- Born: 6 May 1944 Accra
- Died: 29 November 2015 (aged 71)
- Occupation: Writer
- Known for: president of the Ghana Association of Writers

= Rex Quartey =

Ghanaian writer

Rexford Quartey was a Ghanaian writer and poet. He served as the president of the Ghana Association of Writers, and also the public relations officer of the SIC Insurance Company.
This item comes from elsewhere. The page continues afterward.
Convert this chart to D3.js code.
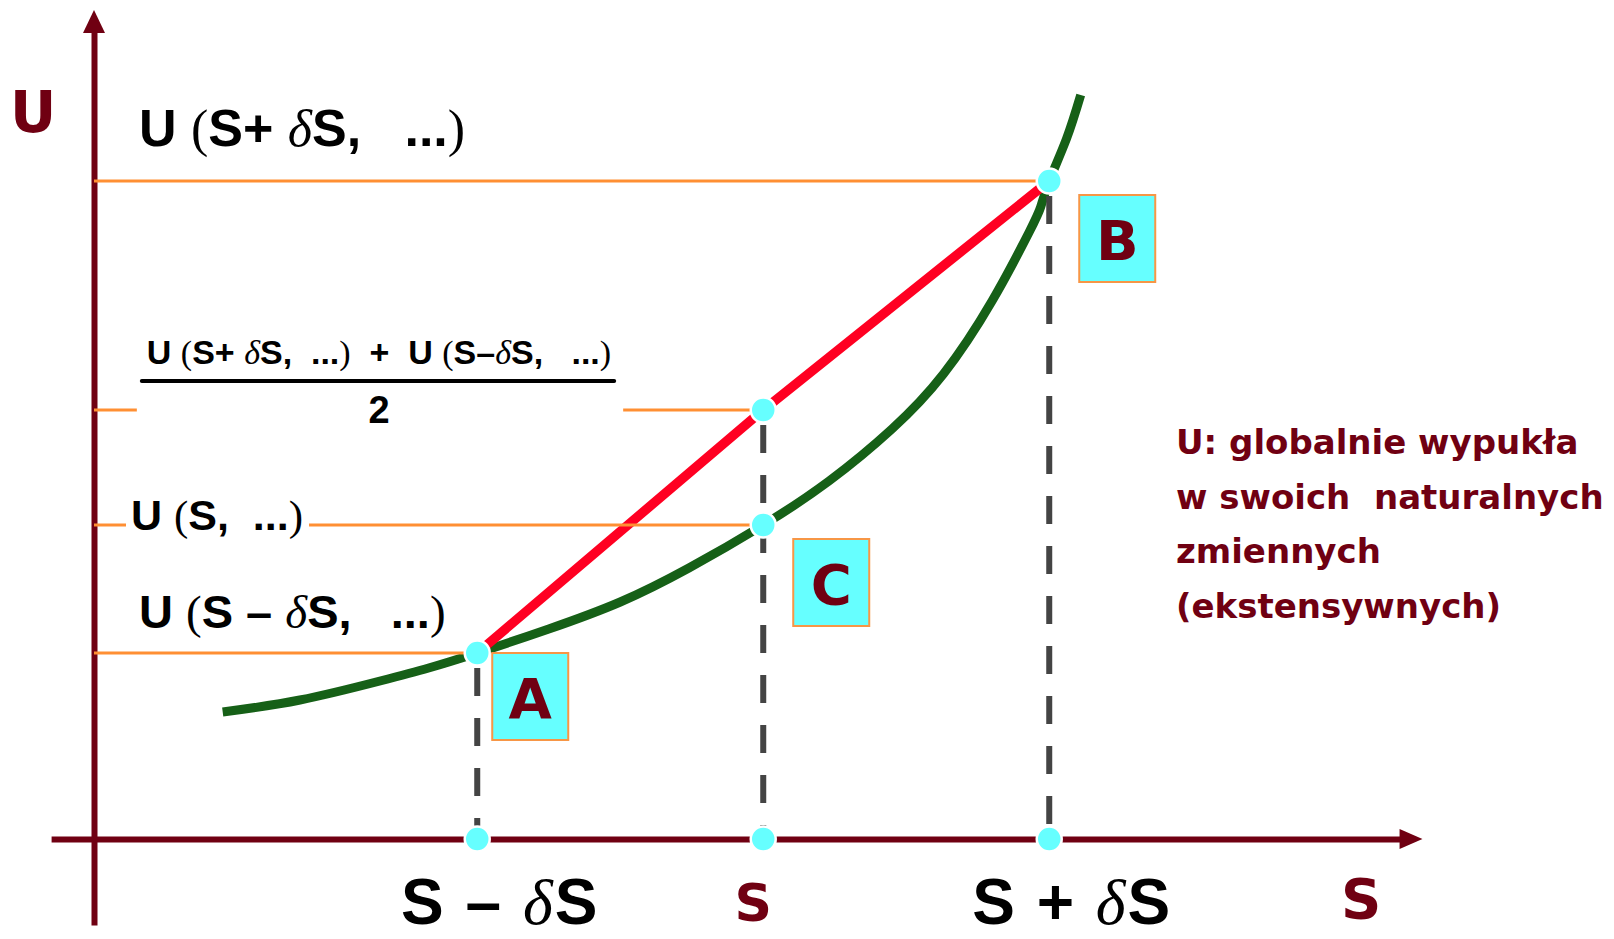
<!DOCTYPE html>
<html>
<head>
<meta charset="utf-8">
<script src="https://cdn.jsdelivr.net/npm/d3@7"></script>
<style>
  body { margin: 0; background: #fff; overflow: hidden; }
  svg text { white-space: pre; }
</style>
</head>
<body>
<div id="chart"></div>
<script>
// green curve U(S) (S in units of dS, U in arbitrary units)
var curveS = [0.45, 0.72, 1.00, 1.17, 1.34, 1.59, 1.84, 2.08, 2.34, 2.57, 2.79, 2.97, 3.14, 3.27, 3.31, 3.34, 3.40, 3.45];
var curveU = [1.27, 1.39, 1.58, 1.71, 1.86, 2.10, 2.37, 2.71, 3.14, 3.58, 4.10, 4.65, 5.38, 6.07, 6.32, 6.58, 7.00, 7.44];

// the three states A, C, B on the curve
var pointNames = ["A", "C", "B"];
var pointS = [1.34, 2.34, 3.34];
var pointU = [1.86, 3.14, 6.58];

// red chord from A to B, with its middle point above C
var chordS = [1.34, 2.34, 3.34];
var chordU = [1.86, 4.29, 6.58];

// labels
var tickLabels = ["S – δS", "S", "S + δS"];
var guideLabels = ["U (S – δS,   ...)", "U (S,  ...)", "U (S+ δS,   ...)"];
var fracTop = "U (S+ δS,  ...)  +  U (S–δS,   ...)";
var fracBottom = "2";
var noteLines = ["U: globalnie wypukła", "w swoich  naturalnych", "zmiennych", "(ekstensywnych)"];

var maroon = "#700012";
var orange = "#ff8f33";
var cyan = "#66ffff";
var sans = "'Liberation Sans', Arial, sans-serif";
var serif = "'Liberation Serif', 'Times New Roman', serif";
var tahoma = "'DejaVu Sans', Verdana, sans-serif";

var svg = d3.select("#chart")
  .append("svg")
  .attr("width", 1614)
  .attr("height", 939);

// one dS is 286px, one U unit is 100px
var xScale = d3.scaleLinear().domain([0, 1]).range([94, 380]);
var yScale = d3.scaleLinear().domain([0, 1]).range([839, 739]);

// rich text: delta in italic serif, parens in serif, rest bold sans
function richText(sel, str) {
  var runs = [];
  str.split("").forEach(function(ch) {
    var kind = ch === "δ" ? "greek" : (ch === "(" || ch === ")") ? "paren" : "plain";
    if (runs.length && runs[runs.length - 1].kind === kind) runs[runs.length - 1].text += ch;
    else runs.push({kind: kind, text: ch});
  });
  sel.selectAll("tspan")
    .data(runs)
    .enter()
    .append("tspan")
    .attr("font-family", function(d) { return d.kind === "plain" ? sans : serif; })
    .attr("font-weight", function(d) { return d.kind === "plain" ? "bold" : "normal"; })
    .attr("font-style", function(d) { return d.kind === "greek" ? "italic" : "normal"; })
    .text(function(d) { return d.text; });
}

// axes
var xAxisScale = d3.scaleLinear().domain([-0.15, 4.57]).range([xScale(-0.15), xScale(4.57)]);
var yAxisScale = d3.scaleLinear().domain([-0.86, 8.07]).range([yScale(-0.86), yScale(8.07)]);

var xAxis = d3.axisBottom(xAxisScale).tickValues([]).tickSizeOuter(0);
var yAxis = d3.axisLeft(yAxisScale).tickValues([]).tickSizeOuter(0);

svg.append("g").attr("transform", "translate(0," + yScale(0) + ")").call(xAxis)
  .select(".domain").attr("stroke", maroon).attr("stroke-width", 6);
svg.append("g").attr("transform", "translate(" + xScale(0) + ",0)").call(yAxis)
  .select(".domain").attr("stroke", maroon).attr("stroke-width", 6);

// arrow heads
svg.append("path")
  .attr("d", "M" + xScale(0) + "," + yScale(8.29) + "L" + (xScale(0) - 11) + "," + yScale(8.06) +
             "L" + (xScale(0) + 11) + "," + yScale(8.06) + "Z")
  .attr("fill", maroon);
svg.append("path")
  .attr("d", "M" + xScale(4.645) + "," + yScale(0) + "L" + xScale(4.565) + "," + (yScale(0) - 10) +
             "L" + xScale(4.565) + "," + (yScale(0) + 10) + "Z")
  .attr("fill", maroon);

// axis names
svg.append("text").attr("x", 10).attr("y", 132)
  .attr("font-family", tahoma).attr("font-weight", "bold").attr("font-size", 57)
  .attr("fill", maroon).text("U");
svg.append("text").attr("x", 1341).attr("y", 918)
  .attr("font-family", tahoma).attr("font-weight", "bold").attr("font-size", 56)
  .attr("fill", maroon).text("S");

// green curve
var curveData = curveS.map(function(s, i) { return [s, curveU[i]]; });
var line = d3.line()
  .x(function(d) { return xScale(d[0]); })
  .y(function(d) { return yScale(d[1]); })
  .curve(d3.curveNatural);

svg.append("path")
  .datum(curveData)
  .attr("d", line)
  .attr("fill", "none")
  .attr("stroke", "#166017")
  .attr("stroke-width", 9);

// red chord
var chordData = chordS.map(function(s, i) { return [s, chordU[i]]; });
svg.append("path")
  .datum(chordData)
  .attr("d", d3.line().x(function(d) { return xScale(d[0]); }).y(function(d) { return yScale(d[1]); }))
  .attr("fill", "none")
  .attr("stroke", "#ff0022")
  .attr("stroke-width", 9.5);

// guide labels on the left
var labelGroup = svg.append("g");
var lblA = labelGroup.append("text").attr("x", 139).attr("y", yScale(pointU[0]) - 25).attr("font-size", 47);
richText(lblA, guideLabels[0]);
var lblC = labelGroup.append("text").attr("x", 131).attr("y", yScale(pointU[1]) + 5).attr("font-size", 43);
richText(lblC, guideLabels[1]);
var lblB = labelGroup.append("text").attr("x", 139).attr("y", yScale(pointU[2]) - 35).attr("font-size", 52);
richText(lblB, guideLabels[2]);

// fraction label for the chord middle
var midY = yScale(chordU[1]);
var fracX = 379;
var num = labelGroup.append("text").attr("x", fracX).attr("y", midY - 46)
  .attr("text-anchor", "middle").attr("font-size", 34);
richText(num, fracTop);
var numBox = num.node().getBBox();
var barX0 = numBox.x - 5, barX1 = numBox.x + numBox.width + 3;
labelGroup.append("line")
  .attr("x1", barX0).attr("x2", barX1)
  .attr("y1", midY - 29).attr("y2", midY - 29)
  .attr("stroke", "#000").attr("stroke-width", 4).attr("stroke-linecap", "round");
var den = labelGroup.append("text").attr("x", fracX).attr("y", midY + 13)
  .attr("text-anchor", "middle").attr("font-size", 38);
richText(den, fracBottom);

// orange guide lines
var cBox = lblC.node().getBBox();
var guides = [
  [xScale(0), xScale(pointS[0]), yScale(pointU[0])],
  [xScale(0), cBox.x - 5, yScale(pointU[1])],
  [cBox.x + cBox.width + 6, xScale(pointS[1]), yScale(pointU[1])],
  [xScale(0), barX0 - 5, midY],
  [barX1 + 9, xScale(chordS[1]), midY],
  [xScale(0), xScale(pointS[2]), yScale(pointU[2])]
];
svg.selectAll(".guide")
  .data(guides)
  .enter()
  .append("line")
  .attr("class", "guide")
  .attr("x1", function(d) { return d[0]; })
  .attr("x2", function(d) { return d[1]; })
  .attr("y1", function(d) { return d[2]; })
  .attr("y2", function(d) { return d[2]; })
  .attr("stroke", orange)
  .attr("stroke-width", 3);

// dashed drop lines
var dropTop = [pointU[0], chordU[1], pointU[2]];
svg.selectAll(".drop")
  .data(pointS)
  .enter()
  .append("line")
  .attr("class", "drop")
  .attr("x1", function(d) { return xScale(d); })
  .attr("x2", function(d) { return xScale(d); })
  .attr("y1", function(d, i) { return yScale(dropTop[i]); })
  .attr("y2", yScale(0))
  .attr("stroke", "#444")
  .attr("stroke-width", 6)
  .attr("stroke-dasharray", "28,22")
  .attr("stroke-dashoffset", 35);

// cyan dots
var dots = [];
pointS.forEach(function(s, i) {
  dots.push([s, pointU[i]]);
  dots.push([s, 0]);
});
dots.push([chordS[1], chordU[1]]);
svg.selectAll(".dot")
  .data(dots)
  .enter()
  .append("circle")
  .attr("class", "dot")
  .attr("cx", function(d) { return xScale(d[0]); })
  .attr("cy", function(d) { return yScale(d[1]); })
  .attr("r", 12.5)
  .attr("fill", cyan)
  .attr("stroke", "#fff")
  .attr("stroke-width", 2.5);

// boxed letters
var boxOffset = [[15, 0], [30, 14], [30, 14]];
var boxes = svg.selectAll(".box")
  .data(pointNames)
  .enter()
  .append("g")
  .attr("class", "box")
  .attr("transform", function(d, i) {
    return "translate(" + (xScale(pointS[i]) + boxOffset[i][0]) + "," + (yScale(pointU[i]) + boxOffset[i][1]) + ")";
  });
boxes.append("rect")
  .attr("width", 76).attr("height", 87)
  .attr("fill", cyan).attr("stroke", "#f79646").attr("stroke-width", 2);
boxes.append("text")
  .attr("x", 38).attr("y", 65)
  .attr("text-anchor", "middle")
  .attr("font-family", tahoma).attr("font-weight", "bold").attr("font-size", 56)
  .attr("fill", maroon)
  .text(function(d) { return d; });

// labels under the x axis
var tickDx = [23, -10, 23];
tickLabels.forEach(function(t, i) {
  var el = svg.append("text")
    .attr("x", xScale(pointS[i]) + tickDx[i])
    .attr("text-anchor", "middle");
  if (i === 1) {
    el.attr("y", 921).attr("font-family", tahoma).attr("font-weight", "bold")
      .attr("font-size", 52).attr("fill", maroon).text(t);
  } else {
    el.attr("y", 924).attr("font-size", 64).attr("letter-spacing", 2);
    richText(el, t);
  }
});

// note on the right
svg.append("g").selectAll("text")
  .data(noteLines)
  .enter()
  .append("text")
  .attr("x", 1176)
  .attr("y", function(d, i) { return 454 + i * 54.5; })
  .attr("font-family", tahoma)
  .attr("font-weight", "bold")
  .attr("font-size", 34)
  .attr("fill", maroon)
  .text(function(d) { return d; });
</script>
</body>
</html>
== Early life and education ==
Quartey was born on 6 May 1944 in Accra. He studied at the Accra Academy from 1959 to 1963, and proceeded to the University of Cape Coast (then the University College of Cape Coast), where he studied Mathematics, Physics and Education from 1966 to 1968. While at the university, he was the president of the university's Students' Christian Union in 1967.

== Career ==
While at the university, Quartey was a founding member of the Writers' Club. Following his studies at the University College of Cape Coast, Quartey was attached to the Ministry of Health as a publisher from 1968 to 1969. In 1969, he joined the Benefits section of the Social Security Administration compiling statistics. He remained in this capacity until 1972 when he was attached to the life department of the SIC Insurance Company (then State Insurance Corporation).

He was once the Organising Secretary, later Treasurer, and later President of the National Association of Writers. He was also the regional Organiser of the Writers and Poets Association, Greater Accra.

His poems were published in the Tear-Gas magazine, and the local weekly Radio and TV Times. Some of his works were also broadcast over Radio Ghana External Services. Some of his works have also featured in the African Voices, Our Souls Harvest, Ancestral Desires (Collection of Poems), The Midnight Ordeal (play), and Son of the Sea-God (stories).

Aside writing, he was an insurer. He was the Secretary of the SIC local union in 1974, and later, the public relations officer of the company. He served as the Executive Secretary and Chief Administrator of the Ghana Association of Writers until 2010. He was also the Ghana Association of Writers representative at the National Media Commission, and a founding member and board member of CopyGhana; a body that advocated for the rights of publishers in Ghana.

== Honours ==
He was the recipient of the 1st prize for African Studies, in the All Africa competition at the University of California in 1970.

== Personal life ==
Quartey married Mavis Quenu in 1976. As at 1979, they had a daughter. He died on 29 November 2015, and was buried on 27 February 2016.

His hobbies included; playing tennis, listening to classical and modern music, and writing.